Courts are more inclined to believe the testimony of complainants where they meet the “young, chaste and virgin” archetype, and either dismiss the complaints or require further corroboration where the rape victims or survivors are older, or are perceived to be – as described by various courts – of “easy virtue” and of “loose character”.
In one judgment, the Sindh High Court observed that the fact that “the woman was used to sexual intercourse would lend support to the version that the alleged intercourse may not have been performed against her wishes”.

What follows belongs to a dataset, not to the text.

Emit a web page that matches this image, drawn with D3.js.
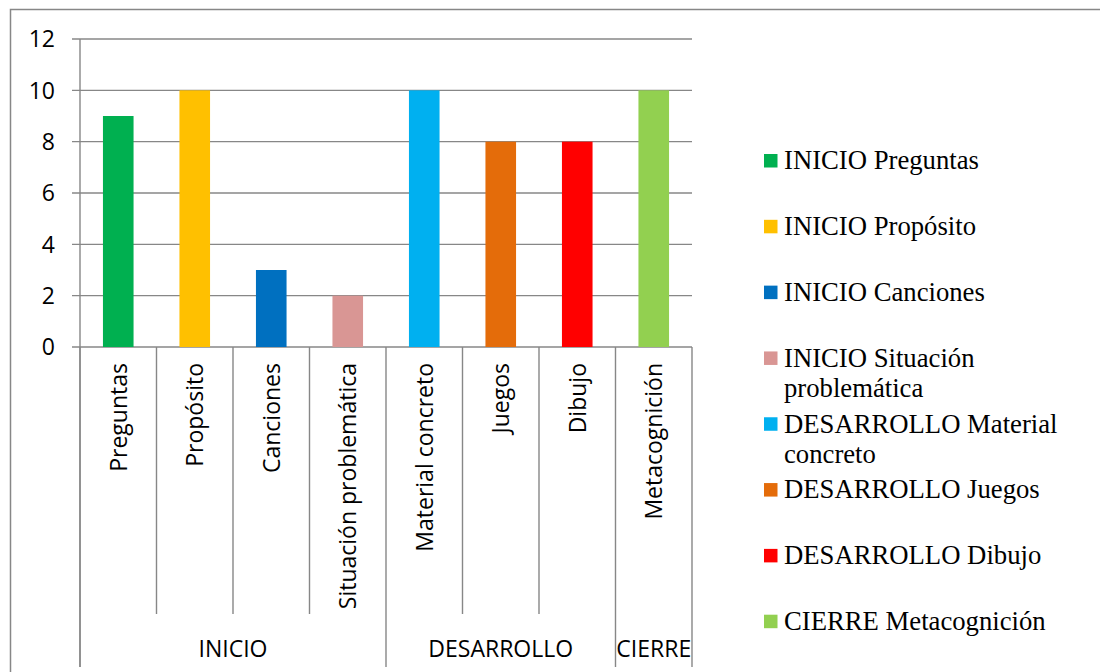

This can be contrasted with the Peshawar High Court’s more sympathetic view where the complainant was “a school going virgin/tender age girl”, who “could not be believed to put her career, personal respect and family honour at stake by fabricating a false allegation of such nature in the absence of any motive.”

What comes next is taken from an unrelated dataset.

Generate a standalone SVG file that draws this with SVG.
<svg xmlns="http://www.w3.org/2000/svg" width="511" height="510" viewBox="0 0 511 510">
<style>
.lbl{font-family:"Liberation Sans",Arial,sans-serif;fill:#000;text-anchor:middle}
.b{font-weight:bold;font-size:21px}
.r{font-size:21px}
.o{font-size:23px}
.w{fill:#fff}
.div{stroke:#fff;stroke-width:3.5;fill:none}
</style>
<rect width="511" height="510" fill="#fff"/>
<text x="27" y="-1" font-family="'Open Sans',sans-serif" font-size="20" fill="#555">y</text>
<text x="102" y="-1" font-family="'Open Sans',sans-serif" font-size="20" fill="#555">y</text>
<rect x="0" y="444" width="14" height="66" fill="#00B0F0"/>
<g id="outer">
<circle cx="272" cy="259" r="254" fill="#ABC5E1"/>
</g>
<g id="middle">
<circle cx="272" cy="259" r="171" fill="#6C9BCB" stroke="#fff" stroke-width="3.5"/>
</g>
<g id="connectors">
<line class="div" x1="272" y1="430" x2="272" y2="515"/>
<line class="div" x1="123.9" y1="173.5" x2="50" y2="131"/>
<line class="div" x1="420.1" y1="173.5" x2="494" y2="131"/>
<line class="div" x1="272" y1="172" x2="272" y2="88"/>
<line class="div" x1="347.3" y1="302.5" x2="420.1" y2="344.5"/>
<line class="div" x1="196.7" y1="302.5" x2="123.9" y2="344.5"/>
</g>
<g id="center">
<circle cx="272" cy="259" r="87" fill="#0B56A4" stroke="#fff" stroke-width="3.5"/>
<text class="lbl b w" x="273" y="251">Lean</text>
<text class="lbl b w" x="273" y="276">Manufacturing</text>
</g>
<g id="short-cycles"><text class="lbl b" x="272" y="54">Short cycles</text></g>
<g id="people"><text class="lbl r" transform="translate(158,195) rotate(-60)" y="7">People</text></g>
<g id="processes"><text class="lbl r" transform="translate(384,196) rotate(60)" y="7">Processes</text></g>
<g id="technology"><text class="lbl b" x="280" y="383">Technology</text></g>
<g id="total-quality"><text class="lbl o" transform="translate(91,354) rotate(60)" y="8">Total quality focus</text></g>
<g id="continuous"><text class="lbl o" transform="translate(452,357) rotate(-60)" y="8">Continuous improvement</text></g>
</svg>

This stereotype of the ideal rape victim is not a judicial creation but is the law of the land.
Section 151(4) of the Qanun-e-Shahadat Order, 1984, states that the credibility of a witness may be impeached where “a man is prosecuted for rape or an attempt to ravish” and it is “shown that the prosecutrix was of generally immoral character”.
The “two-finger test”, which involves assessing how many fingers can easily be inserted into the victim’s vagina to determine her sexual history, is still frequently used as evidence in rape cases.
Not only is the “two-finger test without scientific or medical value, but sexual history is irrelevant as to whether a rape has occurred.
The Constitution of Pakistan expressly provides that “there shall be no discrimination on the basis of sex”.
The UN Convention on the Elimination of All forms of Discrimination against Women (CEDAW), which Pakistan acceded to in 1996, reinforces the principle of equality and obligates States to eliminate wrongful gender stereotyping.
Yet, Pakistan continues to be ranked as amongst the most dangerous countries in the world for women; has an abysmally low rate of convictions of less than five per cent for people prosecuted for rape; and the prejudicial stereotypes associated with rape continue to doubly persecute victims and survivors of sexual violence.
Making Pakistan a safer place for women will require a combination of measures by various institutions of the State, including law reform; introducing gender-sensitivity trainings for judges, prosecutors and law enforcements officials; and launching information campaigns regarding women’s rights for the general public.
These measures will have to specifically target the stereotypes associated with sexual violence, moving away from understanding rape as a crime of lust that “dishonours” women to what it really is – a violent assault against the physical and mental integrity and autonomy of the victim.